What the exercise asks: Your task is to copy the listing exactly. Drop any pictures from the copy.

### Data section

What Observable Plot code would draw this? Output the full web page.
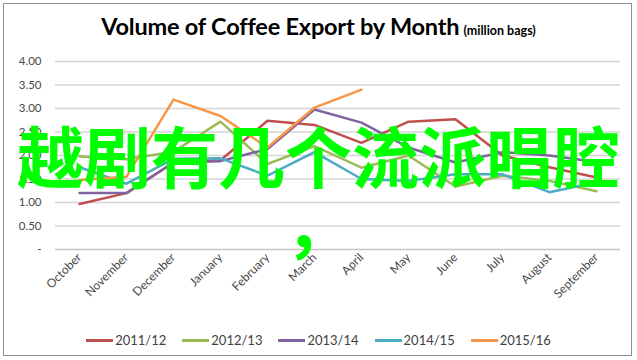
<!DOCTYPE html>
<html>
<head>
<meta charset="utf-8">
<script src="https://cdn.jsdelivr.net/npm/d3@7"></script>
<script src="https://cdn.jsdelivr.net/npm/@observablehq/plot@0.6"></script>
<style>
  html, body { margin: 0; padding: 0; background: #fff; }
  #wrap { position: relative; width: 637px; height: 360px; overflow: hidden; font-family: Lato, "Open Sans", sans-serif; }
  #frame { position: absolute; left: 3px; top: 3px; width: 629px; height: 353px; border: 1px solid #8f8f8f; box-sizing: border-box; pointer-events: none; }
  #title { position: absolute; left: 0; top: 12px; width: 637px; text-align: center; white-space: nowrap; color: #000; }
  #title .main { font-size: 23.5px; font-weight: 700; letter-spacing: -0.2px; }
  #title .unit { font-size: 12.5px; font-weight: 700; }
  #chart { position: absolute; left: 0; top: 50px; }
  #legend { position: absolute; left: 0; top: 332px; width: 637px; text-align: center; font-size: 13px; color: #404040; white-space: nowrap; }
  #legend .item { display: inline-block; margin: 0 8px; }
  #legend .sw { display: inline-block; width: 27px; height: 3px; vertical-align: middle; margin-right: 2px; position: relative; top: -1px; }
  #overlay { position: absolute; left: 0; top: 120px; width: 637px; text-align: center; font-family: "Noto Sans CJK SC", sans-serif; font-weight: 700; font-size: 67px; line-height: 68px; color: #00ff00; white-space: nowrap; }
</style>
</head>
<body>
<div id="wrap">
  <div id="title"></div>
  <div id="chart"></div>
  <div id="legend"></div>
  <div id="overlay"></div>
  <div id="frame"></div>
</div>
<script>
const titleText = "Volume of Coffee Export by Month";
const unitText = "(million bags)";
const overlayLine1 = "越剧有几个流派唱腔";
const overlayLine2 = "，";

const months = ["October", "November", "December", "January", "February", "March", "April", "May", "June", "July", "August", "September"];
const seriesNames = ["2011/12", "2012/13", "2013/14", "2014/15", "2015/16"];
const seriesColors = ["#C0504D", "#9BBB59", "#8064A2", "#4BACC6", "#F79646"];
const yTicks = [0, 0.5, 1, 1.5, 2, 2.5, 3, 3.5, 4];

const v2011 = [0.97, 1.20, 1.85, 1.90, 2.74, 2.65, 2.27, 2.72, 2.77, 2.00, 1.75, 1.53];
const v2012 = [1.98, 1.92, 2.08, 2.72, 1.82, 2.20, 1.74, 2.00, 1.34, 1.57, 1.46, 1.24];
const v2013 = [1.20, 1.20, 1.85, 1.88, 2.14, 2.98, 2.70, 2.17, 1.85, 2.07, 2.00, 1.86];
const v2014 = [1.75, 1.40, 1.93, 1.94, 1.57, 2.07, 1.50, 1.46, 1.60, 1.60, 1.22, 1.43];
const v2015 = [1.48, 1.55, 3.19, 2.84, 2.17, 3.02, 3.40];

const allValues = [v2011, v2012, v2013, v2014, v2015];
const data = [];
allValues.forEach((vals, si) => {
  vals.forEach((v, i) => data.push({series: seriesNames[si], month: months[i], value: v}));
});

document.getElementById("title").innerHTML =
  `<span class="main">${titleText}</span> <span class="unit">${unitText}</span>`;
document.getElementById("overlay").innerHTML = `${overlayLine1}<br>${overlayLine2}`;

const chart = Plot.plot({
  width: 637,
  height: 270,
  marginTop: 11,
  marginBottom: 71,
  marginLeft: 55,
  marginRight: 17,
  style: {fontFamily: "Lato, 'Open Sans', sans-serif", fontSize: "11.5px", color: "#4a4a4a", background: "transparent"},
  x: {type: "point", domain: months, padding: 0.5, label: null},
  y: {domain: [0, 4], label: null},
  color: {domain: seriesNames, range: seriesColors},
  marks: [
    Plot.ruleY(yTicks.filter(d => d > 0), {stroke: "#d4d4d4", strokeWidth: 1.5}),
    Plot.ruleY([0], {stroke: "#c4c4c4", strokeWidth: 1.5}),
    Plot.axisY({ticks: yTicks, tickSize: 0, tickPadding: 14, tickFormat: d => d === 0 ? "-" : d.toFixed(2), fontSize: 11.5}),
    Plot.axisX({tickSize: 0, tickRotate: -45, tickPadding: 6, fontSize: 12}),
    Plot.line(data, {x: "month", y: "value", z: "series", stroke: "series", strokeWidth: 2.5, strokeLinejoin: "round"})
  ]
});
document.getElementById("chart").appendChild(chart);

const legend = document.getElementById("legend");
seriesNames.forEach((name, i) => {
  const item = document.createElement("span");
  item.className = "item";
  item.innerHTML = `<span class="sw" style="background:${seriesColors[i]}"></span>${name}`;
  legend.appendChild(item);
});
</script>
</body>
</html>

######

Reply:
What Observable Plot code would draw this? Output the full web page.
<!DOCTYPE html>
<html>
<head>
<meta charset="utf-8">
<script src="https://cdn.jsdelivr.net/npm/d3@7"></script>
<script src="https://cdn.jsdelivr.net/npm/@observablehq/plot@0.6"></script>
<style>
  html, body { margin: 0; padding: 0; background: #fff; }
  #wrap { position: relative; width: 637px; height: 360px; overflow: hidden; font-family: Lato, "Open Sans", sans-serif; }
  #frame { position: absolute; left: 3px; top: 3px; width: 629px; height: 353px; border: 1px solid #8f8f8f; box-sizing: border-box; pointer-events: none; }
  #title { position: absolute; left: 0; top: 12px; width: 637px; text-align: center; white-space: nowrap; color: #000; }
  #title .main { font-size: 23.5px; font-weight: 700; letter-spacing: -0.2px; }
  #title .unit { font-size: 12.5px; font-weight: 700; }
  #chart { position: absolute; left: 0; top: 50px; }
  #legend { position: absolute; left: 0; top: 332px; width: 637px; text-align: center; font-size: 13px; color: #404040; white-space: nowrap; }
  #legend .item { display: inline-block; margin: 0 8px; }
  #legend .sw { display: inline-block; width: 27px; height: 3px; vertical-align: middle; margin-right: 2px; position: relative; top: -1px; }
  #overlay { position: absolute; left: 0; top: 120px; width: 637px; text-align: center; font-family: "Noto Sans CJK SC", sans-serif; font-weight: 700; font-size: 67px; line-height: 68px; color: #00ff00; white-space: nowrap; }
</style>
</head>
<body>
<div id="wrap">
  <div id="title"></div>
  <div id="chart"></div>
  <div id="legend"></div>
  <div id="overlay"></div>
  <div id="frame"></div>
</div>
<script>
const titleText = "Volume of Coffee Export by Month";
const unitText = "(million bags)";
const overlayLine1 = "越剧有几个流派唱腔";
const overlayLine2 = "，";

const months = ["October", "November", "December", "January", "February", "March", "April", "May", "June", "July", "August", "September"];
const seriesNames = ["2011/12", "2012/13", "2013/14", "2014/15", "2015/16"];
const seriesColors = ["#C0504D", "#9BBB59", "#8064A2", "#4BACC6", "#F79646"];
const yTicks = [0, 0.5, 1, 1.5, 2, 2.5, 3, 3.5, 4];

const v2011 = [0.97, 1.20, 1.85, 1.90, 2.74, 2.65, 2.27, 2.72, 2.77, 2.00, 1.75, 1.53];
const v2012 = [1.98, 1.92, 2.08, 2.72, 1.82, 2.20, 1.74, 2.00, 1.34, 1.57, 1.46, 1.24];
const v2013 = [1.20, 1.20, 1.85, 1.88, 2.14, 2.98, 2.70, 2.17, 1.85, 2.07, 2.00, 1.86];
const v2014 = [1.75, 1.40, 1.93, 1.94, 1.57, 2.07, 1.50, 1.46, 1.60, 1.60, 1.22, 1.43];
const v2015 = [1.48, 1.55, 3.19, 2.84, 2.17, 3.02, 3.40];

const allValues = [v2011, v2012, v2013, v2014, v2015];
const data = [];
allValues.forEach((vals, si) => {
  vals.forEach((v, i) => data.push({series: seriesNames[si], month: months[i], value: v}));
});

document.getElementById("title").innerHTML =
  `<span class="main">${titleText}</span> <span class="unit">${unitText}</span>`;
document.getElementById("overlay").innerHTML = `${overlayLine1}<br>${overlayLine2}`;

const chart = Plot.plot({
  width: 637,
  height: 270,
  marginTop: 11,
  marginBottom: 71,
  marginLeft: 55,
  marginRight: 17,
  style: {fontFamily: "Lato, 'Open Sans', sans-serif", fontSize: "11.5px", color: "#4a4a4a", background: "transparent"},
  x: {type: "point", domain: months, padding: 0.5, label: null},
  y: {domain: [0, 4], label: null},
  color: {domain: seriesNames, range: seriesColors},
  marks: [
    Plot.ruleY(yTicks.filter(d => d > 0), {stroke: "#d4d4d4", strokeWidth: 1.5}),
    Plot.ruleY([0], {stroke: "#c4c4c4", strokeWidth: 1.5}),
    Plot.axisY({ticks: yTicks, tickSize: 0, tickPadding: 14, tickFormat: d => d === 0 ? "-" : d.toFixed(2), fontSize: 11.5}),
    Plot.axisX({tickSize: 0, tickRotate: -45, tickPadding: 6, fontSize: 12}),
    Plot.line(data, {x: "month", y: "value", z: "series", stroke: "series", strokeWidth: 2.5, strokeLinejoin: "round"})
  ]
});
document.getElementById("chart").appendChild(chart);

const legend = document.getElementById("legend");
seriesNames.forEach((name, i) => {
  const item = document.createElement("span");
  item.className = "item";
  item.innerHTML = `<span class="sw" style="background:${seriesColors[i]}"></span>${name}`;
  legend.appendChild(item);
});
</script>
</body>
</html>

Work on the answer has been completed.